Balesh Jindal

Balesh Jindal



About The Artist


Balesh is a doctor by profession, yet she has been painting for the past twenty five years. Balesh has had many group and Solo shows in Delhi and many cities of India and abroad. Her paintings adorn the walls of numerous prominent art collectors within the country and abroad. Her home was featured on the cover of a leading design magazine Ideal Homes and Gardens in October 2013. Amongst her most reviewed shows are a three city show in South Africa in 2012 In Durban Pretoria and Johannesburg A successful solo show at the Visual Art Gallery which received tremendous response by the press and art critics. A solo show at the Nehru Centre, London sponsored by ICCR received good reviews by the UK media. Balesh generally refrains from titling her paintings because she finds that a word, or phrase, can never truly articulate the emotion; she does, however, accompany her paintings with a verse.

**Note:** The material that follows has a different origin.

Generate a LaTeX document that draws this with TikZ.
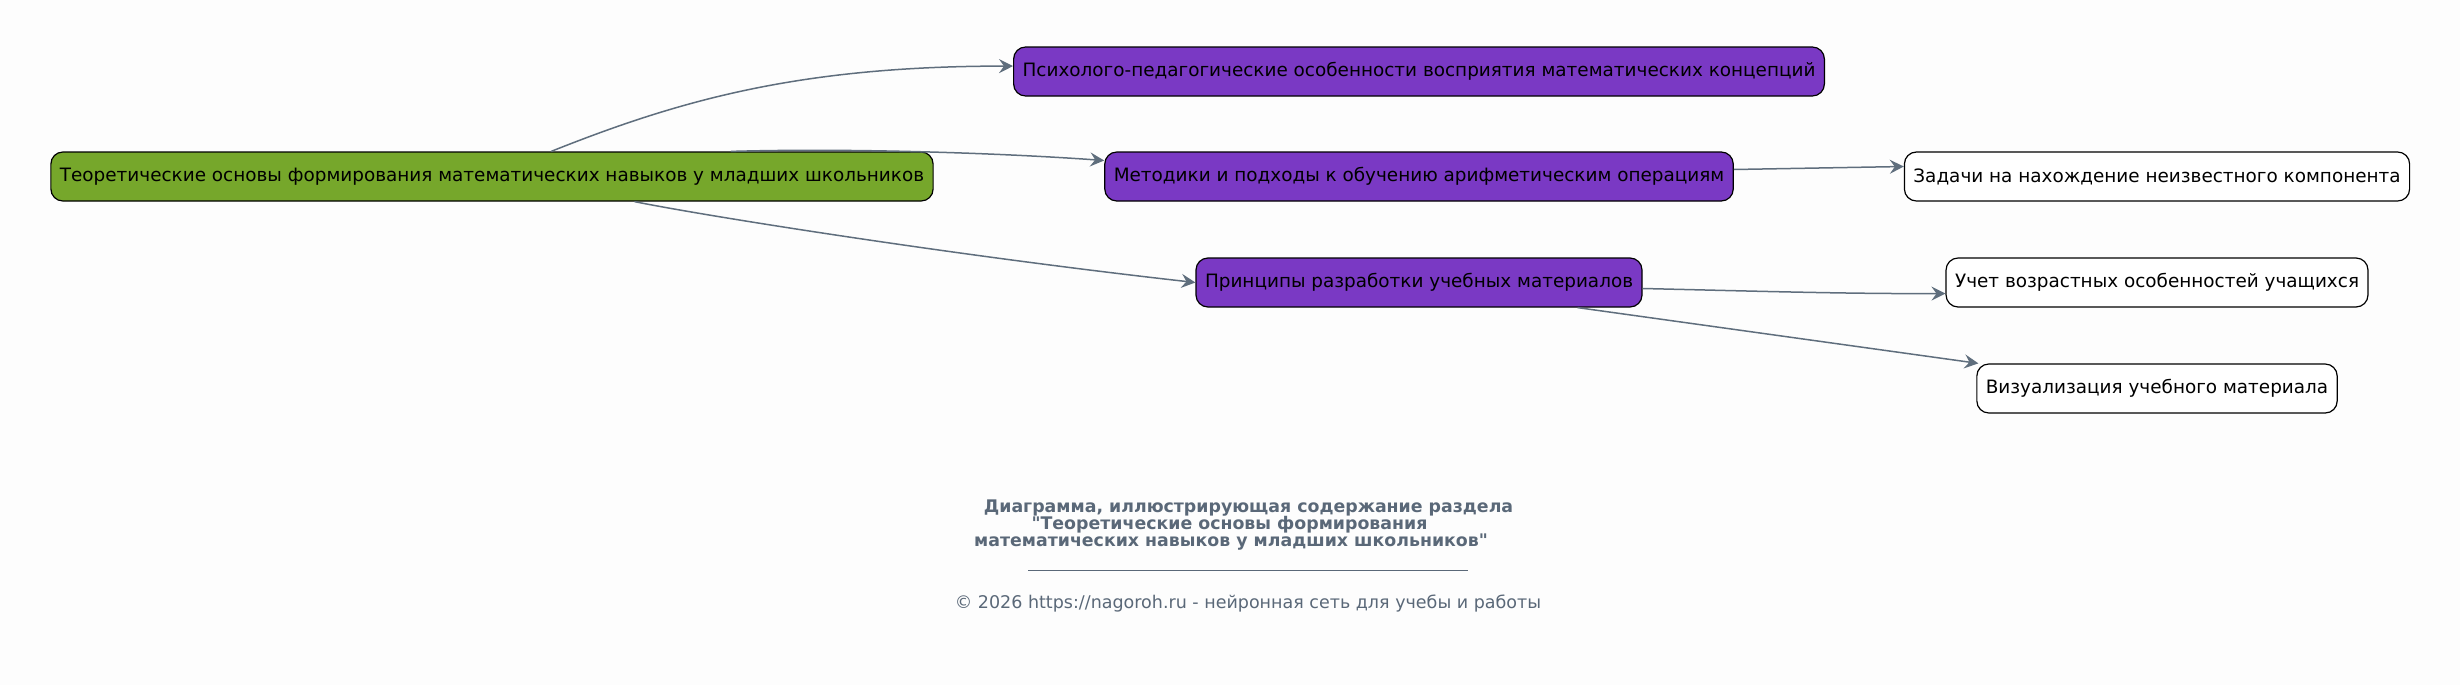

Balesh has honed her skills with the palette knife. Her works have a very rich texture and luminosity as her work combines the art of painting and sculpture on paper as the paints roll on the canvas directly from the tubes. It has an expressionist look. Her works have a romance in them that is difficult to describe yet can be felt as one views her works and gets transported to the imaginary world of story telling and emotions that cannot be described in words. The essence of her art has to be felt in silence. The obvious question is why a doctor would feel the need to paint. ‘Why not ‘says Balesh .It is most natural for a doctor to feel the need to express her self esp. when one is inundated with so much suffering, so much misery and so much observation of the human race. Watching the best of people fall to the lowest depths and the worst of them rise to saintly levels of goodness. The mind is numbed by questions and doubts and then all one can do is turn to art. If turns into a form of meditation for her. Why figurative? I have been asked over and over again. People, and the way they live and behave fascinate her. She keenly observes each fleeting emotion on the faces she sees and holds it in her mind. She smiles and quotes Sartre 'Everything has been figured out, Except how to live!’